‘One Wyoming Town’ by Anna A. Maley from The International Socialist Review. Vol. 11 No. 1. July, 1910.
HANNA, WYOMING is a coal mining town of 1300 population. The mines around which the town is centered are Nos. 1, 2, and 3 of the Union Pacific Coal Company. Ten years ago the branch of the Union Pacific railroad upon which Hanna was located became the main line, Already in possession of the mines, the jobs upon which the whole male population of the town depended, the company promptly proceeded to get control of the homes of the miners as well. Ownership of the jobs was the club used by the company to enforce the sale of the property in the town. The Union Pacific Coal Company now owns every foot of ground and every home and business building within the town limits.
Six-room cottages rent for $18.00 per month, so that a miner living in one of these cottages pays back to the company for rent about one week’s wages. Four rooms rent for $14.25 and three rooms for $10.75, Close to the room in which 1 write nine persons live in a three room cottage.
The town has a water system but no adequate sewer. For the. second time this season the drains are out of repair. All the buildings on the main street today have an accumulation of foul water in the cellars and the stench is so vile that the residents are using carbolic acid and other disinfectants to kill the smell. There is an epidemic of smallpox in the neighborhood.
Two of the company’s men who came some time ago to inspect the drainage, pumped out the rotten water but did not repair the drain because of the expense. It is time that the working class of Hanna should say with our friend in “The Servant in the House,’—I’m the drain-man!’

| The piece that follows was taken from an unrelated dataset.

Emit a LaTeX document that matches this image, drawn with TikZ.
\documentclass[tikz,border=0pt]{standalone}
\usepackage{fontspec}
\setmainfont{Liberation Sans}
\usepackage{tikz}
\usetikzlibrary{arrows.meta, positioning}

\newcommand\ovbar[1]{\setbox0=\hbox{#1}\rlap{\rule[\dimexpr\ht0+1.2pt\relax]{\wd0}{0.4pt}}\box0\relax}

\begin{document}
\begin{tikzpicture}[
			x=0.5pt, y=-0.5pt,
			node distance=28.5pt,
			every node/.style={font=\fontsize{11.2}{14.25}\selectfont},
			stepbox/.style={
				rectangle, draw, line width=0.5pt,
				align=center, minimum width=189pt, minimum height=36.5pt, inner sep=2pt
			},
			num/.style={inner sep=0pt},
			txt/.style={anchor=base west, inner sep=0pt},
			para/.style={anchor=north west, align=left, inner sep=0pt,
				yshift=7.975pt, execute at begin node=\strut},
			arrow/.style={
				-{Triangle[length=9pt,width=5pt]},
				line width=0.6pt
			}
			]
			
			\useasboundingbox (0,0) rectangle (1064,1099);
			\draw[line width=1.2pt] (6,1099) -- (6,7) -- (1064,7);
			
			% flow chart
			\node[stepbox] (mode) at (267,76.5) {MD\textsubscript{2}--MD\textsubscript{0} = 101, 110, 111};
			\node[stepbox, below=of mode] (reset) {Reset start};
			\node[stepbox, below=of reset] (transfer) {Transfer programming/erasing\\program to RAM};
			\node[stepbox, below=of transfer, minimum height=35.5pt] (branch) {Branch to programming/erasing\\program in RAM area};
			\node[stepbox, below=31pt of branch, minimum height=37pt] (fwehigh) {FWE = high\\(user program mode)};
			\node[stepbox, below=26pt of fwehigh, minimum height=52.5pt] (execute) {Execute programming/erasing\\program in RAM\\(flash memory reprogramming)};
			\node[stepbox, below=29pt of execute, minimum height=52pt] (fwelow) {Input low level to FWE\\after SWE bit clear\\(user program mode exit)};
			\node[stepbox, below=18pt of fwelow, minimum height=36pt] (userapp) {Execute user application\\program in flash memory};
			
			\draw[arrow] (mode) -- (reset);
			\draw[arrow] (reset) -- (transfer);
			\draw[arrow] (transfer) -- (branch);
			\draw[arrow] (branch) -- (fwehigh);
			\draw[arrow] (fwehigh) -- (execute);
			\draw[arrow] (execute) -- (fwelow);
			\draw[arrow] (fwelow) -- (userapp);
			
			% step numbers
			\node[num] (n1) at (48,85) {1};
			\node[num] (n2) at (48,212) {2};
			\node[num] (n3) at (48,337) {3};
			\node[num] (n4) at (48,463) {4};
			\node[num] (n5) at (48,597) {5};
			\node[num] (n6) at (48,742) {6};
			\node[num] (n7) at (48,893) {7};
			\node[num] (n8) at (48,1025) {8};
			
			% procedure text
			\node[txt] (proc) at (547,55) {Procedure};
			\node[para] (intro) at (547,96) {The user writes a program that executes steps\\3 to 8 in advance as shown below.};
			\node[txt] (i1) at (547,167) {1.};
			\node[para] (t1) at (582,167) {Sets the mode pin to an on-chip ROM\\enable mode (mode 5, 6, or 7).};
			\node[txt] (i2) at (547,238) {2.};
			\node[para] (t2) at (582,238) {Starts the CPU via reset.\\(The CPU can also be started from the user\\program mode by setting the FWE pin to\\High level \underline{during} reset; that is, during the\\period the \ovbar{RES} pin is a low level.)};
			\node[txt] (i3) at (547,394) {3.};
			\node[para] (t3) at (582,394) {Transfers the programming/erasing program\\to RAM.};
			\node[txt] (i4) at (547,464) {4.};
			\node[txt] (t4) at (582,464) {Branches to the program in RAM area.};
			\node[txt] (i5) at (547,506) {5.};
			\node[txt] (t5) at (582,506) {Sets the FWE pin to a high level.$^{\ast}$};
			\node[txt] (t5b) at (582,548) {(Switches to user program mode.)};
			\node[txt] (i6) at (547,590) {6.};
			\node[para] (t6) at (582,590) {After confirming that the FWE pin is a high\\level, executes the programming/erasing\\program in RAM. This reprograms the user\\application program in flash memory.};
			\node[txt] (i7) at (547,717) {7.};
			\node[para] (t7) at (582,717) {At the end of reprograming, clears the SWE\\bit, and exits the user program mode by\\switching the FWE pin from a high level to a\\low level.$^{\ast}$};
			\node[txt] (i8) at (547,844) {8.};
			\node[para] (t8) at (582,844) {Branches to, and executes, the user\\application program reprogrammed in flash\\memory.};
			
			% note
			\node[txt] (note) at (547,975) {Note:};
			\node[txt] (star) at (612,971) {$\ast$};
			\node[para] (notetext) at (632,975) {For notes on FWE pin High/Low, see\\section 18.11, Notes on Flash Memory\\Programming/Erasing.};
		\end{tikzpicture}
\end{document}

Practically all of the miners here belong to the United Mine Workers of America including one hundred and twenty Japanese, who are furnished to the Union Pacific Coal Company by the Wakimoto-Nishimura Company, Japanese labor-contractors of Cheyenne. Their jobs cost these Japanese workers $1.50 per month each, commission to the contractors, besides the slight bonus of five- sixths of the product of their labor paid to the Union Pacific Coal Company.

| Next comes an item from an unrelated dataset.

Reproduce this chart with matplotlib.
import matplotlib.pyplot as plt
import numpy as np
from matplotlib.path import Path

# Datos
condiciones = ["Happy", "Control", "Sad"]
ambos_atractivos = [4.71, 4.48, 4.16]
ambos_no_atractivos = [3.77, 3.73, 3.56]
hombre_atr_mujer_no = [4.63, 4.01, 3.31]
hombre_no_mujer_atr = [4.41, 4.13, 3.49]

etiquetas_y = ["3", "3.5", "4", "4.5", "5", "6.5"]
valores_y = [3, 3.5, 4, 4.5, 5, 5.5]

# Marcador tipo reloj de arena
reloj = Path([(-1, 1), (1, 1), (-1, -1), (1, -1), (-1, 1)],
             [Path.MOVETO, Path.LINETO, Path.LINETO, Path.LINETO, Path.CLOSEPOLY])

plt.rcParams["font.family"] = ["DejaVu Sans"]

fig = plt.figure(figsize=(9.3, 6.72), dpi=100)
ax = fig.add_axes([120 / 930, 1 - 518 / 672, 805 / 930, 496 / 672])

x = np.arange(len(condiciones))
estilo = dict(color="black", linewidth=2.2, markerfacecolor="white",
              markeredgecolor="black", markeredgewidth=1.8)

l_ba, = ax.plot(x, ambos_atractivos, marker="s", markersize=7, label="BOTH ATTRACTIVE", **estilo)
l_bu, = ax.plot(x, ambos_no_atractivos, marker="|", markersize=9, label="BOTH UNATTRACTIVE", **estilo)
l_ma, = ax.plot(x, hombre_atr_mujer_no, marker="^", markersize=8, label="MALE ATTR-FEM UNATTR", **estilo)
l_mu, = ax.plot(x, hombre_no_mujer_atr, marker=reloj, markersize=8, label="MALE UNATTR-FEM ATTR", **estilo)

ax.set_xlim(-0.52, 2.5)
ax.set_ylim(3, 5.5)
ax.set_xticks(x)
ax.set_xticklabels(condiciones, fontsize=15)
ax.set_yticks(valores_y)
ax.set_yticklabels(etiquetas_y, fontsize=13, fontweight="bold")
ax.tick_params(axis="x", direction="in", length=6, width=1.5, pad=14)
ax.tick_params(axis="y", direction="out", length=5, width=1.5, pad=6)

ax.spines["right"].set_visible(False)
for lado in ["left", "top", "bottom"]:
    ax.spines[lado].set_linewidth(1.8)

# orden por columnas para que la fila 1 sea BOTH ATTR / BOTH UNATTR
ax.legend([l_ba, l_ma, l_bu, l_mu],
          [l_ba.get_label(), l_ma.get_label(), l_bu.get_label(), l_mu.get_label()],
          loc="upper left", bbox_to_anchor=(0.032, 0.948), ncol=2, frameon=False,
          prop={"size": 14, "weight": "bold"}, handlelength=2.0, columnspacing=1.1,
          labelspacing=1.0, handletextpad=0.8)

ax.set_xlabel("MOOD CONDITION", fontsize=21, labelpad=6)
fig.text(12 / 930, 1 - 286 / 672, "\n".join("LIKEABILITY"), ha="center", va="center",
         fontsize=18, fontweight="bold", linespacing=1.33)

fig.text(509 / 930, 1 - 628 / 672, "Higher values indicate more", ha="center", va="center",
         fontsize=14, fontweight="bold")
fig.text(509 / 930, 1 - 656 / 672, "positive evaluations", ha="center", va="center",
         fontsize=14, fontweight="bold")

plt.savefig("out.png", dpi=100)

The Finnish miners are the backbone of the union here and also of the socialist movement. They have a local of two hundred and seventy-five, in which the women are as active as the men. Our Finnish locals are uniformly strong and efficient. While two conditions existing together are not necessarily mutually dependent, it is worthy of note that the strength and efficiency of our Finnish locals’ goes hand in hand with a large woman’s membership.

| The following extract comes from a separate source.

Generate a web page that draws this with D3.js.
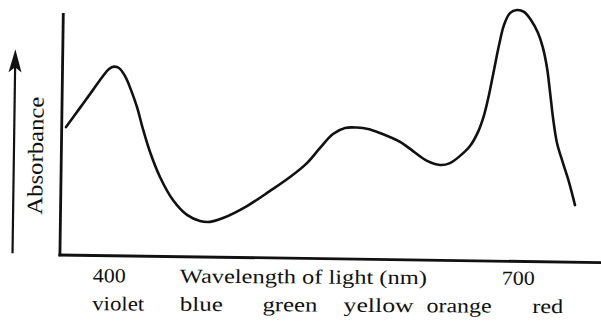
<!DOCTYPE html>
<html><head><meta charset="utf-8">
<script src="https://cdn.jsdelivr.net/npm/d3@7"></script>
<style>body{margin:0;background:#fff}svg{display:block}</style>
</head><body><svg id="c" width="601" height="325"></svg>
<script>
// ---- data ----
const wavelength = [368.5, 378.7, 388.3, 395.6, 400, 403.7, 407.3, 411.7, 416.1, 420.5, 424.9, 430.1, 437.4, 446.9, 457.2, 466.7, 474.1, 483.6, 501.2, 518.1, 532.8, 545.2, 554.8, 564.3, 573.1, 581.9, 590, 598.8, 613.5, 623, 633.3, 642.8, 650.1, 657.5, 664.8, 670.7, 675.1, 678.7, 682.4, 686.1, 689.7, 694.1, 699.3, 704.4, 709.5, 714.7, 718.3, 721.3, 723.5, 725.7, 728.6, 733, 737.4, 741.8];
const absorbance = [0.533, 0.613, 0.688, 0.746, 0.775, 0.785, 0.779, 0.746, 0.688, 0.617, 0.525, 0.429, 0.325, 0.229, 0.167, 0.142, 0.138, 0.154, 0.204, 0.267, 0.325, 0.383, 0.446, 0.504, 0.529, 0.531, 0.525, 0.508, 0.471, 0.433, 0.392, 0.375, 0.383, 0.413, 0.454, 0.513, 0.583, 0.667, 0.771, 0.875, 0.958, 1.008, 1.021, 1.013, 0.979, 0.925, 0.863, 0.779, 0.679, 0.571, 0.467, 0.383, 0.304, 0.208];
const tickValues = [400, 700];
const colorNames = ["violet", "blue", "green", "yellow", "orange", "red"];
const colorWavelengths = [407, 468, 533, 598, 657, 722];
const xTitle = "Wavelength of light (nm)";
const yTitle = "Absorbance";

// ---- layout / style ----
const svg = d3.select("#c");
const x = d3.scaleLinear().domain([400, 700]).range([109, 518]);
const y = d3.scaleLinear().domain([0, 1]).range([255, 15]);
const axisDomainX = [364, 778];
const axisDomainY = [-0.005, 1.008];
const ink = "#111";
const font = "'Liberation Serif', 'Times New Roman', serif";
const tilt = 0.8;      // scanned page is slightly rotated
const textTilt = 0.35;

// axes and arrow (slightly rotated like the scan)
const g = svg.append("g").attr("transform", `rotate(${tilt}, 60, 255)`);
const gt = svg.append("g").attr("transform", `rotate(${textTilt}, 60, 255)`);

g.append("line")
  .attr("x1", x(axisDomainX[0])).attr("x2", x(axisDomainX[0]))
  .attr("y1", y(axisDomainY[1])).attr("y2", y(axisDomainY[0]))
  .attr("stroke", ink).attr("stroke-width", 2.8);
g.append("line")
  .attr("x1", x(axisDomainX[0]) - 1.5).attr("x2", x(axisDomainX[1]))
  .attr("y1", y(0)).attr("y2", y(0))
  .attr("stroke", ink).attr("stroke-width", 2.8);

// tick labels via axis
const xAxis = d3.axisBottom(x).tickValues(tickValues).tickSize(0).tickPadding(0).tickFormat(d3.format("d"));
const ax = gt.append("g").attr("transform", "translate(0,282)").call(xAxis);
ax.select(".domain").remove();
ax.selectAll("text")
  .attr("dy", 0).attr("y", 0)
  .attr("font-family", font).attr("font-size", 20).attr("fill", ink)
  .attr("textLength", 33).attr("lengthAdjust", "spacingAndGlyphs");

// x title
gt.append("text").attr("x", 180).attr("y", 282)
  .attr("font-family", font).attr("font-size", 20).attr("fill", ink)
  .attr("textLength", 247).attr("lengthAdjust", "spacingAndGlyphs")
  .text(xTitle);

// colour names
const colorWidths = [52, 43, 55, 70, 65, 31];
gt.selectAll("text.cname").data(colorNames).join("text")
  .attr("class", "cname")
  .attr("x", (d, i) => x(colorWavelengths[i]) - colorWidths[i] / 2)
  .attr("y", 310)
  .attr("font-family", font).attr("font-size", 20).attr("fill", ink)
  .attr("textLength", (d, i) => colorWidths[i]).attr("lengthAdjust", "spacingAndGlyphs")
  .text(d => d);

// y title
g.append("text").attr("transform", "translate(41.5,156) rotate(-90)")
  .attr("text-anchor", "middle")
  .attr("font-family", font).attr("font-size", 22).attr("fill", ink)
  .attr("textLength", 118).attr("lengthAdjust", "spacingAndGlyphs")
  .text(yTitle);

// arrow
g.append("line").attr("x1", 12.5).attr("x2", 12.5).attr("y1", 254).attr("y2", 66)
  .attr("stroke", ink).attr("stroke-width", 2.2);
g.append("path").attr("d", "M12.5,50 L19,73 L12.5,68 L6,73 Z").attr("fill", ink);

// curve
const line = d3.line()
  .x((d, i) => x(wavelength[i]))
  .y((d, i) => y(absorbance[i]))
  .curve(d3.curveCatmullRom.alpha(0.5));
svg.append("path").datum(absorbance)
  .attr("d", line)
  .attr("fill", "none").attr("stroke", ink).attr("stroke-width", 2.6)
  .attr("stroke-linejoin", "round").attr("stroke-linecap", "round");
</script></body></html>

Mine No, 1 has been abandoned. On June 30, 1903, one hundred and sixty-nine men perished in an explosion here. On March 28, 1908, fifty-nine men died in the same mine, leaving thirty-eight widows and one hundred and four orphans. The total toll of life yielded up by the miners in Mine No. 1 is three hundred and seven-three. The explosions so damaged the properties, being of such force as to wreck completely the shafts and entrances, that the company hesitated about paying for the repairs so frequently necessary. And so the mine is closed. The anniversaries of these fearful accidents have been declared holidays by the miners, A picture herewith shows four hundred workers assembled at Mine No. 1 for memorial services on March 28th of this year. Twenty-nine bodies are here still entombed. These men kissed their little ones on a March morning two years ago and went below to return no more forever to the world’s song and sunlight.
“There’s never a mine blown skyward now/ But were buried alive for you/ There’s never a wreck drifts shoreward now/ But we are its ghastly crew.
“Go reckon our dead by the forges red/And the factories where we spin/ If blood be the price of your cursed wealth/ Good God, we have paid it in!”
The International Socialist Review (ISR) was published monthly in Chicago from 1900 until 1918 by Charles H. Kerr and critically loyal to the Socialist Party of America. It is one of the essential publications in U.S. left history. During the editorship of A.M. Simons it was largely theoretical and moderate. In 1908, Charles H. Kerr took over as editor with strong influence from Mary E Marcy. The magazine became the foremost proponent of the SP’s left wing growing to tens of thousands of subscribers. It remained revolutionary in outlook and anti-militarist during World War One. It liberally used photographs and images, with news, theory, arts and organizing in its pages. It articles, reports and essays are an invaluable record of the U.S. class struggle and the development of Marxism in the decades before the Soviet experience. It was closed down in government repression in 1918.